Церемония Элевсиний была великолепным зрелищем, кульминацией религиозного года. Это было сильное обращение к глазу и уху, а также к психологии толпы. Вероятно, она не сопровождалась ни догматическими увещеваниями, ни каким-либо обращением к интеллекту. Аристотель проанализировал этот метод в одной фразе: «Инициированные не узнают ничего; скорее, они испытывают определенные эмоции и приводятся в определенное состояние ума». Это состояние ума было исполнено надежды на эту жизнь и на следующую. В сверхъестественном плане мистик чувствовал, что он уверен в доброй воле великих сил подземного мира, оказав им почести, вкусив их пищи и записавшись в их друзья и последователи. В естественном плане он ощущал пользу — на которой основан любой ритуал — от совершения в унисон с другими, после телесной и ментальной подготовки и при волнующем сопровождении красивых и впечатляющих зрелищ и звуков, определенных действий, полностью отделенных от обычного распорядка жизни и почитаемых обычаем прошлого.

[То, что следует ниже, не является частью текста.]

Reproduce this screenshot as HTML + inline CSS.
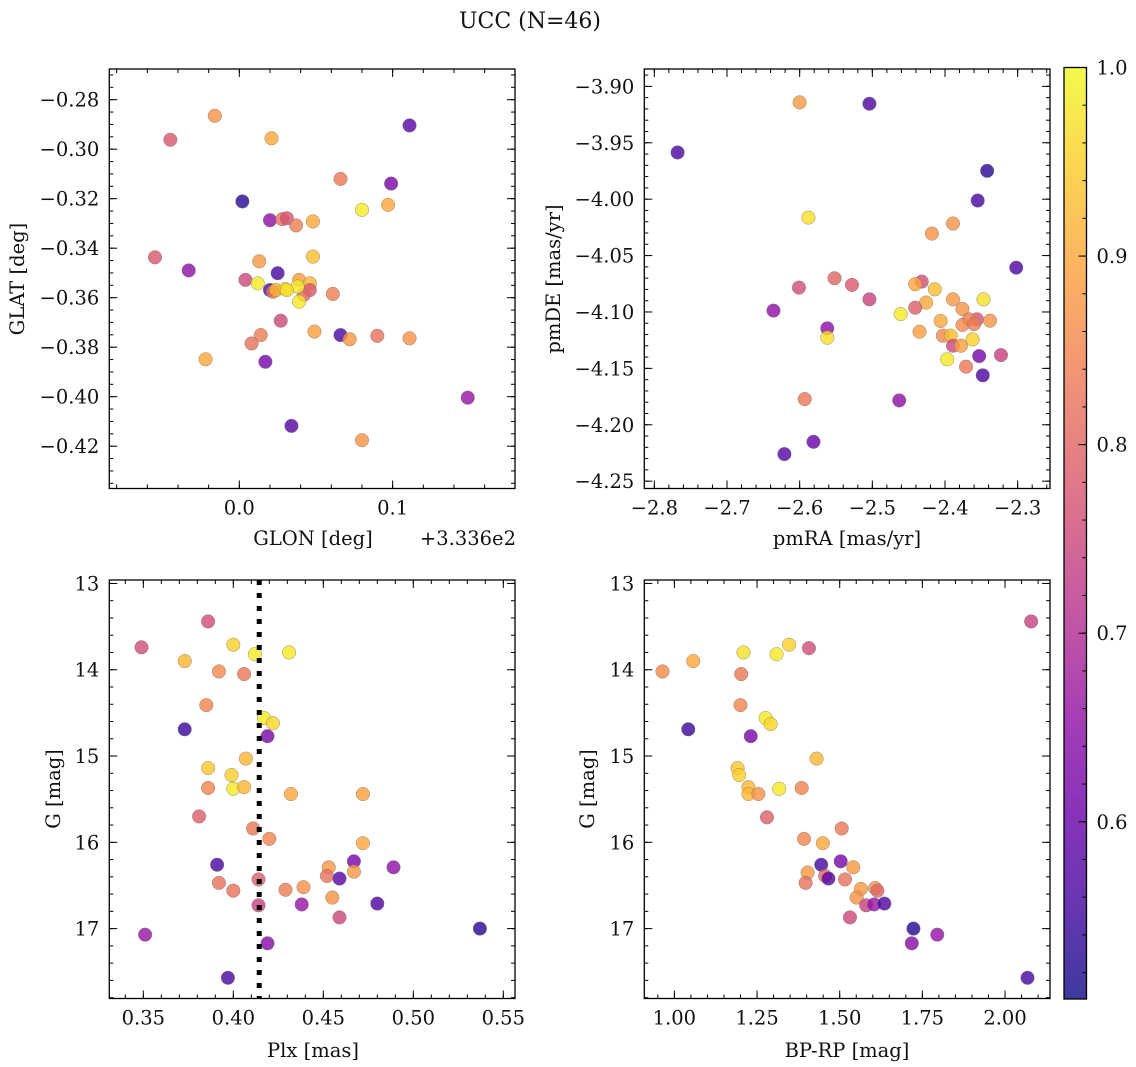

Но следует отметить, что, хотя дверь для общения между религией и моралью была открыта, первоначальная концепция чистоты была формальной и церемониальной, пережитком магии. Мы можем представить греческую мораль стоящей одной ногой на религиозной, а другой на социальной основе; но если, как в обычной позе греческой скульптуры, вес тела переносится главным образом на одну ногу, то это социальная нога. Когда чужеземные культы начали проникать в Грецию, они обычно следовали форме мистерии. Исида, Серапис и Митра, восточные по происхождению, но эллинизированные в ритуале, были центрами для религий личного, мистического и утешительного типа. Все эти восточные культы принесли с собой тенденцию воспринимать буквально то, что греки воспринимали свободно, а митраизм принес высокое развитие тенденции основывать мораль на эгоистическом мотиве.